Four informs them that phase three concludes with a final test (going through the fear landscape) in front of the Dauntless leaders. And this last stage is the one that counts the most.

“You can get past each obstacle in two ways. Either you find a way to calm down enough that the simulation registers a normal, steady heartbeat, or you find a way to face your fear, which can force the simulation to move on.”

See, they were aware in stage two as they also had to calm down. I’ll say it again: this book hates consistency. The initiates must spend the next week thinking about their fears and how they are going to face them.

Peter is all whiny because it is not fair if one person has seven fears and someone else has like twenty. Four takes this opportunity to shame Peter in front of everyone for being a coward and attacking a “short, skinny girl from Abnegation.” I thought she had bulging muscles or something? Now she’s skinny?

They go back to the dormitory and find Al there who has been crying. Geez, all Al is doing is crying in this book. Al wants to talk to Tris and he apologizes profoundly. Al, it’s not your fault you’re in a shitty book.

Somewhere inside me is a merciful, forgiving person. Somewhere there is a girl who tries to understand what people are going through, who accepts that people do evil things and that desperation leads them to darker places than they ever imagined. I swear she exists, and she hurts for the repentant boy I see in front of me.
But if I saw her, I wouldn’t recognize her.

Sociopath. I’m not saying what Al did wasn’t bad. But he stopped Peter when he was groping her and he didn’t hit her. Maybe he would have helped her in the end, you know.
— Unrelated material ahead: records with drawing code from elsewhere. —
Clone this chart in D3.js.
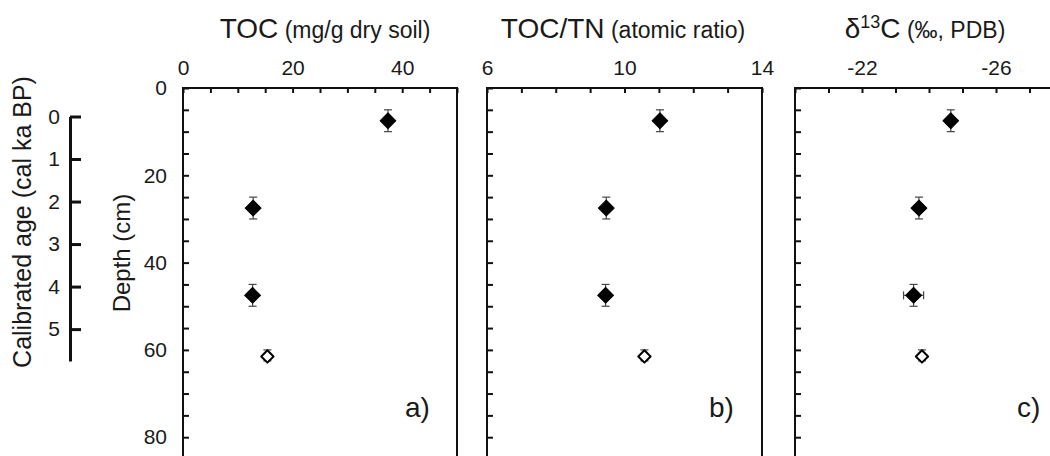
<!DOCTYPE html>
<html>
<head>
<meta charset="utf-8">
<script src="https://cdn.jsdelivr.net/npm/d3@7"></script>
<style>
  html, body { margin: 0; padding: 0; background: #fff; }
  svg text { font-family: "Liberation Sans", Arial, Helvetica, sans-serif; fill: #1a1a1a; }
</style>
</head>
<body>
<svg id="chart"></svg>
<script>
// sample depth ranges (cm), mid points and whether the marker is filled
const depthTop = [5, 25, 45, 60];
const depthBottom = [10, 30, 50, 62.5];
const depthMid = [7.5, 27.5, 47.5, 61.5];
const filled = [true, true, true, false];

// measured values per panel
const toc = [37.4, 12.8, 12.7, 15.4];
const tocTn = [11.03, 9.47, 9.45, 10.58];
const d13c = [-24.65, -23.70, -23.54, -23.79];
const d13cErr = [0, 0, 0.3, 0];

// tick labels
const depthLabels = [0, 20, 40, 60, 80];
const ageLabels = [0, 1, 2, 3, 4, 5];
const tocLabels = [0, 20, 40];
const ratioLabels = [6, 10, 14];
const d13cLabels = [-22, -26];
const panelLetters = ['a)', 'b)', 'c)'];

const svg = d3.select('#chart')
  .attr('width', 1050)
  .attr('height', 456);

const y = d3.scaleLinear().domain([0, 90]).range([88, 88 + 90 * 4.365]);
const age = d3.scaleLinear().domain([0, 5.75]).range([116.5, 361]);

const panels = [
  { x: d3.scaleLinear().domain([0, 50]).range([183, 457]), step: 5, labels: tocLabels,
    values: toc, err: null, title: 'TOC', sub: '(mg/g dry soil)', tx: 325 },
  { x: d3.scaleLinear().domain([6, 14]).range([487, 762]), step: 1, labels: ratioLabels,
    values: tocTn, err: null, title: 'TOC/TN', sub: '(atomic ratio)', tx: 623 },
  { x: d3.scaleLinear().domain([-20, -28]).range([795, 1063]), step: 1, labels: d13cLabels,
    values: d13c, err: d13cErr, title: null, sub: '(‰, PDB)', tx: 925 }
];

// square turned 45 degrees gives the even diamond of the original
const diamond = d3.symbol().type(d3.symbolSquare);

panels.forEach((p, i) => {
  const g = svg.append('g');
  const [x0, x1] = p.x.range();
  const [dMin, dMax] = p.x.domain();
  const xTicks = d3.range(Math.min(dMin, dMax), Math.max(dMin, dMax) + 0.001, p.step);

  // top axis, ticks pointing into the frame
  g.append('g')
    .attr('transform', `translate(0,${y(0)})`)
    .call(d3.axisTop(p.x)
      .tickValues(xTicks)
      .tickSizeInner(-5)
      .tickSizeOuter(0)
      .tickPadding(13)
      .tickFormat(d => p.labels.includes(Math.round(d)) && Math.abs(d - Math.round(d)) < 1e-6 ? String(Math.round(d)) : ''))
    .call(a => a.select('.domain').remove())
    .call(a => a.selectAll('line').attr('stroke', '#111').attr('stroke-width', 2))
    .call(a => a.selectAll('text').attr('font-size', 21).style('font-family', null));

  // left axis (depth) - labels only on the first panel
  g.append('g')
    .attr('transform', `translate(${x0},0)`)
    .call(d3.axisLeft(y)
      .tickValues(d3.range(0, 91, 5))
      .tickSizeInner(-6)
      .tickSizeOuter(0)
      .tickPadding(16)
      .tickFormat(d => i === 0 && depthLabels.includes(d) ? d : ''))
    .call(a => a.select('.domain').remove())
    .call(a => a.selectAll('line').attr('stroke', '#111').attr('stroke-width', 2))
    .call(a => a.selectAll('text').attr('font-size', 21).style('font-family', null));

  // frame
  g.append('rect')
    .attr('x', x0)
    .attr('y', y(0))
    .attr('width', x1 - x0)
    .attr('height', y(90) - y(0))
    .attr('fill', 'none')
    .attr('stroke', '#111')
    .attr('stroke-width', 2);

  // depth range error bars
  const pts = p.values.map((v, k) => ({ v, k }));
  const eb = g.append('g').attr('stroke', '#444').attr('stroke-width', 1.2);
  eb.selectAll('.vbar').data(pts).enter().append('line')
    .attr('x1', d => p.x(d.v)).attr('x2', d => p.x(d.v))
    .attr('y1', d => y(depthTop[d.k])).attr('y2', d => y(depthBottom[d.k]));
  eb.selectAll('.vcapT').data(pts).enter().append('line')
    .attr('x1', d => p.x(d.v) - 4).attr('x2', d => p.x(d.v) + 4)
    .attr('y1', d => y(depthTop[d.k])).attr('y2', d => y(depthTop[d.k]));
  eb.selectAll('.vcapB').data(pts).enter().append('line')
    .attr('x1', d => p.x(d.v) - 4).attr('x2', d => p.x(d.v) + 4)
    .attr('y1', d => y(depthBottom[d.k])).attr('y2', d => y(depthBottom[d.k]));

  if (p.err) {
    const hp = pts.filter(d => p.err[d.k] > 0);
    eb.selectAll('.hbar').data(hp).enter().append('line')
      .attr('x1', d => p.x(d.v - p.err[d.k])).attr('x2', d => p.x(d.v + p.err[d.k]))
      .attr('y1', d => y(depthMid[d.k])).attr('y2', d => y(depthMid[d.k]));
    hp.forEach(d => {
      [d.v - p.err[d.k], d.v + p.err[d.k]].forEach(e => {
        eb.append('line')
          .attr('x1', p.x(e)).attr('x2', p.x(e))
          .attr('y1', y(depthMid[d.k]) - 4).attr('y2', y(depthMid[d.k]) + 4);
      });
    });
  }

  // markers
  g.selectAll('.dot').data(pts).enter().append('path')
    .attr('d', d => diamond.size(filled[d.k] ? 125 : 75)())
    .attr('transform', d => `translate(${p.x(d.v)},${y(depthMid[d.k])}) rotate(45)`)
    .attr('fill', d => filled[d.k] ? '#000' : '#fff')
    .attr('stroke', '#000')
    .attr('stroke-linejoin', 'round')
    .attr('stroke-width', d => filled[d.k] ? 1 : 2);

  // panel letter
  g.append('text')
    .attr('x', x0 + 222)
    .attr('y', 417)
    .attr('font-size', 28)
    .text(panelLetters[i]);

  // title
  const t = g.append('text')
    .attr('x', p.tx)
    .attr('y', 38)
    .attr('text-anchor', 'middle');
  if (p.title) {
    t.append('tspan').attr('font-size', 28).text(p.title);
  } else {
    t.append('tspan').attr('font-size', 28).text('δ');
    t.append('tspan').attr('font-size', 18).attr('dy', -10).text('13');
    t.append('tspan').attr('font-size', 28).attr('dy', 10).text('C');
  }
  t.append('tspan').attr('font-size', 23).text(' ' + p.sub);
});

// depth label
svg.append('text')
  .attr('transform', 'translate(130,253) rotate(-90)')
  .attr('text-anchor', 'middle')
  .attr('font-size', 24)
  .text('Depth (cm)');

// calibrated age axis
svg.append('g')
  .attr('transform', 'translate(70,0)')
  .call(d3.axisLeft(age)
    .tickValues(ageLabels)
    .tickSizeInner(-11)
    .tickSizeOuter(0)
    .tickPadding(10)
    .tickFormat(d3.format('d')))
  .call(a => a.select('.domain').attr('stroke', '#111').attr('stroke-width', 3))
  .call(a => a.selectAll('line').attr('stroke', '#111').attr('stroke-width', 3))
  .call(a => a.selectAll('text').attr('font-size', 21).style('font-family', null));

svg.append('text')
  .attr('transform', 'translate(31,222) rotate(-90)')
  .attr('text-anchor', 'middle')
  .attr('font-size', 25)
  .text('Calibrated age (cal ka BP)');
</script>
</body>
</html>
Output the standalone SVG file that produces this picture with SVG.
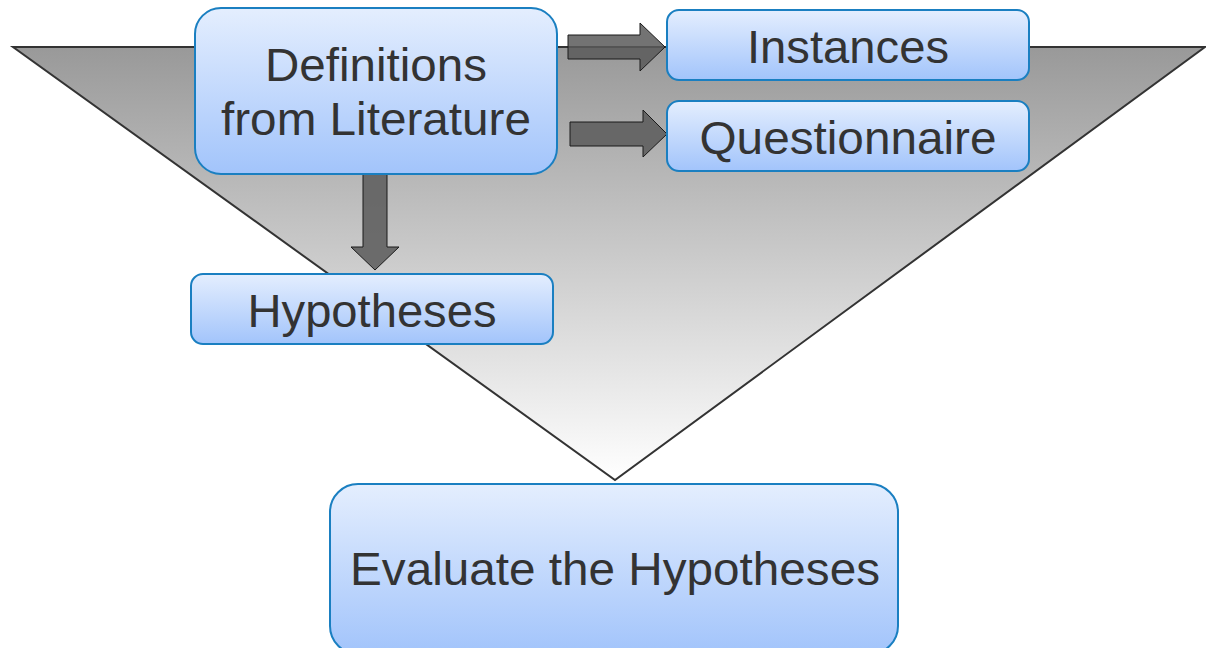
<svg xmlns="http://www.w3.org/2000/svg" width="1206" height="648" viewBox="0 0 1206 648">
<defs>
<linearGradient id="tri" x1="0" y1="0" x2="0" y2="1">
<stop offset="0" stop-color="#999999"/>
<stop offset="1" stop-color="#ffffff"/>
</linearGradient>
<linearGradient id="box" x1="0" y1="0" x2="0" y2="1">
<stop offset="0" stop-color="#e4eefe"/>
<stop offset="1" stop-color="#a2c4fb"/>
</linearGradient>
<style>
.node rect{fill:url(#box);stroke:#1a7fc1;stroke-width:2}
.node text{font-family:"Liberation Sans",Arial,sans-serif;font-size:46px;fill:#333;text-anchor:middle}
.arr{fill:#5a5a5a;fill-opacity:0.85;stroke:#1a1a1a;stroke-width:1}
</style>
</defs>
<g id="funnel">
<polygon points="13,47 1205,47 615,480" fill="url(#tri)" stroke="#333" stroke-width="2"/>
</g>
<g id="connectors">
<polygon class="arr" points="568,35 640,35 640,23 665,47 640,71 640,59 568,59"/>
<polygon class="arr" points="570,122 643,122 643,110 667,134 643,157 643,146 570,146"/>
<polygon class="arr" points="363,174 387,174 387,247 399,247 375,270 351,247 363,247"/>
</g>
<g id="definitions" class="node">
<rect x="195" y="8" width="362" height="166" rx="26"/>
<text x="376" y="81" textLength="222" lengthAdjust="spacingAndGlyphs">Definitions</text>
<text x="376" y="135" textLength="310" lengthAdjust="spacingAndGlyphs">from Literature</text>
</g>
<g id="instances" class="node">
<rect x="667" y="10" width="362" height="70" rx="12"/>
<text x="848" y="63" textLength="202" lengthAdjust="spacingAndGlyphs">Instances</text>
</g>
<g id="questionnaire" class="node">
<rect x="667" y="101" width="362" height="70" rx="12"/>
<text x="848" y="154" textLength="297" lengthAdjust="spacingAndGlyphs">Questionnaire</text>
</g>
<g id="hypotheses" class="node">
<rect x="191" y="274" width="362" height="70" rx="12"/>
<text x="372" y="327" textLength="249" lengthAdjust="spacingAndGlyphs">Hypotheses</text>
</g>
<g id="evaluate" class="node">
<rect x="330" y="484" width="568" height="170" rx="28"/>
<text x="615" y="585" textLength="530" lengthAdjust="spacingAndGlyphs">Evaluate the Hypotheses</text>
</g>
</svg>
She shouldn’t forgive him immediately, but she shouldn’t be so mean either. Here’s her response:

“Stay away from me,” I say quietly. My body feels rigid and cold, and I am not angry, I am not hurt, I am nothing. I say, my voice low, “Never come near me again.”
Our eyes meet. His are dark and glassy. I am nothing.
“If you do, I swear to God I will kill you,” I say. “You coward.”

See? Sociopath, she doesn’t feel anything. She threatens a guy she’s gonna kill him and feels nothing. Again, why do people like this character?